Use this rough logic:
People's Square / central Puxi if you want the easiest all-around metro logic
French Concession if neighborhood walking and easier dining returns matter more
Bund side if skyline access matters most
Pudong only if the modern-riverfront logic genuinely improves the trip
Many Shanghai transport problems that look like app problems are really hotel-location problems.
What this looks like on real Shanghai days
Skyline day
For a day built around The Bund, Lujiazui Skyline, or one central-river route, metro is often strong during the day.
What usually works:
- metro for the main city move
- ferry only if it improves the route or mood
- Didi or taxi only if the late return is awkward
Neighborhood day
For a slower day built around French Concession and food, metro plus walking is often enough.
That changes if:
- rain starts
- you stay out late
- the hotel return has one annoying final segment
Old-core or museum day
For Yu Garden or Shanghai Museum, metro is usually the daytime default, especially if you already chose a central base.
Family trips change the transport answer a little
Shanghai’s official February 27, 2025 update says that from March 1, 2025, adults may bring more than two children under 1.3 meters onto the metro for free. The same update says the maximum carry-on weight was increased from 23 kg to 30 kg.
That does not mean metro is always best for families.
It means metro becomes more family-friendly than some visitors expect. But Didi or taxi is still often the better answer for:
- nap-time returns
- stroller-heavy movement
- rainy days
- low-energy evenings
If the family version of Shanghai is the real question, keep Shanghai With Kids for First-Time Visitors open too.
Common mistakes
- treating every Shanghai ride as if metro must win because it is cheap
- booking the hotel for the view instead of for daily movement
- forcing too many cross-city moves into one day
- using buses too early even though metro or Didi would be simpler
- waiting until a tired, wet, late evening to learn the app
Which page to read next
FAQ
Is Shanghai easy to get around for tourists?
Usually yes.
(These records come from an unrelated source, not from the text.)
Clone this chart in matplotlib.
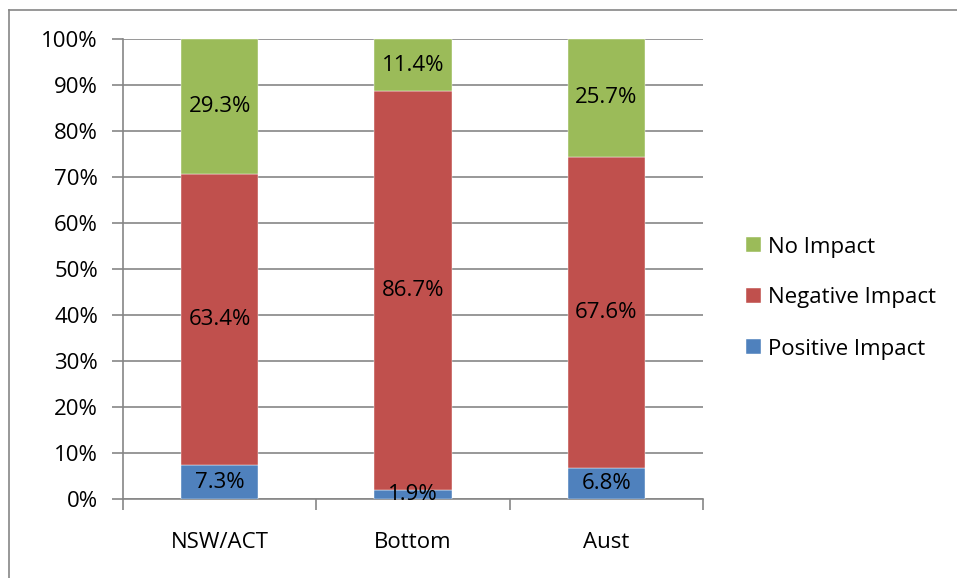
import matplotlib
matplotlib.use("Agg")
import matplotlib.pyplot as plt
from matplotlib.lines import Line2D
import numpy as np

categories = ["NSW/ACT", "Bottom", "Aust"]
positive = [7.3, 1.9, 6.8]
negative = [63.4, 86.7, 67.6]
no_impact = [29.3, 11.4, 25.7]
series_names = ["Positive Impact", "Negative Impact", "No Impact"]
colors = ["#4F81BD", "#C0504D", "#9BBB59"]
yticks = [0, 10, 20, 30, 40, 50, 60, 70, 80, 90, 100]

plt.rcParams['font.family'] = ['Open Sans', 'DejaVu Sans']
FS = 16
W, H = 957, 578
fig = plt.figure(figsize=(W/100, H/100), dpi=100)
ax = fig.add_axes([123/W, 1-499/H, (703-123)/W, (499-39)/H])

# outer frame (left and top visible)
fig.add_artist(Line2D([9/W, 9/W], [0, 1-10/H], color="#868686", lw=1.2, transform=fig.transFigure))
fig.add_artist(Line2D([9/W, 1], [1-10/H, 1-10/H], color="#868686", lw=1.2, transform=fig.transFigure))

x = np.arange(len(categories))
width = 0.4
data = [positive, negative, no_impact]
bottom = np.zeros(len(categories))
handles = []
for vals, name, c in zip(data, series_names, colors):
    vals = np.array(vals)
    b = ax.bar(x, vals, width, bottom=bottom, color=c, label=name, zorder=3,
               edgecolor="white", linewidth=0.3)
    handles.append(b)
    for xi, v, bt in zip(x, vals, bottom):
        ax.text(xi, bt + v/2, f"{v:.1f}%", ha="center", va="center", fontsize=FS,
                color="black", zorder=5)
    bottom = bottom + vals

ax.set_xlim(-0.5, len(categories) - 0.5)
ax.set_ylim(0, 100)
ax.set_yticks(yticks)
ax.set_yticklabels([f"{t}%" for t in yticks], fontsize=FS)
ax.yaxis.grid(True, color="#868686", lw=1.2, zorder=0)
ax.set_axisbelow(True)
ax.set_xticks(x)
ax.set_xticklabels(categories, fontsize=FS)
ax.tick_params(axis='x', length=0, pad=24)
ax.set_xticks(np.arange(-0.5, len(categories)), minor=True)
ax.tick_params(axis='x', which='minor', length=8, color="#868686", width=1.2)
ax.tick_params(axis='y', length=8, color="#868686", width=1.2, pad=10)
for s in ["top", "right"]:
    ax.spines[s].set_visible(False)
for s in ["left", "bottom"]:
    ax.spines[s].set_color("#868686")
    ax.spines[s].set_linewidth(1.2)

leg = fig.legend(handles=handles[::-1], labels=series_names[::-1],
                 loc="center left", bbox_to_anchor=(726/W, 1-298/H),
                 frameon=False, fontsize=FS, handlelength=0.68, handleheight=0.68,
                 handletextpad=0.3, labelspacing=1.35)

fig.savefig("out.png", dpi=100)
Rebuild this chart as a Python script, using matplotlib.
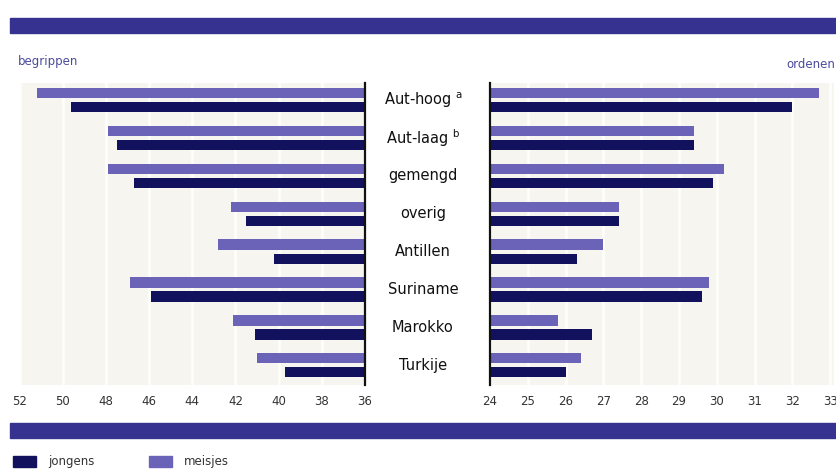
import matplotlib.pyplot as plt
import matplotlib.patches as mpatches
import numpy as np

groups = ["Aut-hoog $^{\\mathregular{a}}$", "Aut-laag $^{\\mathregular{b}}$", "gemengd", "overig",
          "Antillen", "Suriname", "Marokko", "Turkije"]
begr_meisjes = [51.2, 47.9, 47.9, 42.2, 42.8, 46.9, 42.1, 41.0]
begr_jongens = [49.6, 47.5, 46.7, 41.5, 40.2, 45.9, 41.1, 39.7]
orden_meisjes = [32.7, 29.4, 30.2, 27.4, 27.0, 29.8, 25.8, 26.4]
orden_jongens = [32.0, 29.4, 29.9, 27.4, 26.3, 29.6, 26.7, 26.0]
left_ticks = [52, 50, 48, 46, 44, 42, 40, 38, 36]
right_ticks = [24, 25, 26, 27, 28, 29, 30, 31, 32, 33]

c_meis = "#6b63b8"
c_jong = "#12115e"
c_band = "#35338f"
c_txt = "#4a4a9c"

W, H = 837, 474
fig = plt.figure(figsize=(W / 100, H / 100), dpi=100)

y = np.arange(len(groups))
off, bh = 0.185, 0.27
ylim = (7.52, -0.45)

axl = fig.add_axes([19.6 / W, 1 - 385 / H, 345.4 / W, 302 / H])
axl.set_facecolor("#f6f5ef")
axl.barh(y - off, [v - 36 for v in begr_meisjes], left=36, height=bh, color=c_meis)
axl.barh(y + off, [v - 36 for v in begr_jongens], left=36, height=bh, color=c_jong)
axl.set_xlim(52, 36)
axl.set_ylim(*ylim)
axl.set_xticks(left_ticks)
axl.set_yticks([])

axr = fig.add_axes([490 / W, 1 - 385 / H, 344 / W, 302 / H])
axr.set_facecolor("#f6f5ef")
axr.barh(y - off, [v - 24 for v in orden_meisjes], left=24, height=bh, color=c_meis)
axr.barh(y + off, [v - 24 for v in orden_jongens], left=24, height=bh, color=c_jong)
axr.set_xlim(24, 33.1)
axr.set_ylim(*ylim)
axr.set_xticks(right_ticks)
axr.set_yticks([])

for ax, keep in ((axl, "right"), (axr, "left")):
    for s in ax.spines:
        ax.spines[s].set_visible(s == keep)
    ax.spines[keep].set_linewidth(1.6)
    ax.spines[keep].set_color("#111111")
    ax.tick_params(axis="x", length=0, pad=7, labelsize=8.5, labelcolor="#333333")
    ax.grid(axis="x", color="#fdfdfb", linewidth=2)
    ax.set_axisbelow(True)

# category labels between the two panels
for i, g in enumerate(groups):
    yy = axl.transData.transform((36, i))[1]
    fig.text(423 / W, yy / H, g, ha="center", va="center", fontsize=10.5, color="#111111")

fig.text(18 / W, 1 - 62 / H, "begrippen", fontsize=8.5, color=c_txt, va="center")
fig.text(835 / W, 1 - 65 / H, "ordenen", fontsize=8.5, color=c_txt, va="center", ha="right")

# decorative bands
fig.patches.append(mpatches.Rectangle((10 / W, 1 - 33 / H), 827 / W, 15 / H,
                                      transform=fig.transFigure, color=c_band))
fig.patches.append(mpatches.Rectangle((10 / W, 1 - 438 / H), 827 / W, 15 / H,
                                      transform=fig.transFigure, color=c_band))

handles = [mpatches.Patch(color=c_jong, label="jongens"),
           mpatches.Patch(color=c_meis, label="meisjes")]
fig.legend(handles=handles, loc="lower left", bbox_to_anchor=(2 / W, -5 / H), ncol=2,
           frameon=False, fontsize=8.5, handlelength=2.0, handleheight=1.1,
           handletextpad=1.0, columnspacing=4.6, labelcolor="#333333")

fig.savefig("out.png", dpi=100)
For many first-time visitors, Shanghai is one of the easiest major China cities to navigate because metro covers most useful areas well and taxi or Didi can solve the awkward first or last leg.
Should tourists use metro or Didi in Shanghai?
For many first-time visitors, metro is the default daytime choice and Didi becomes the smarter option for airport arrival, rain, late returns, luggage, tired evenings, or hotel areas with weaker last-mile convenience.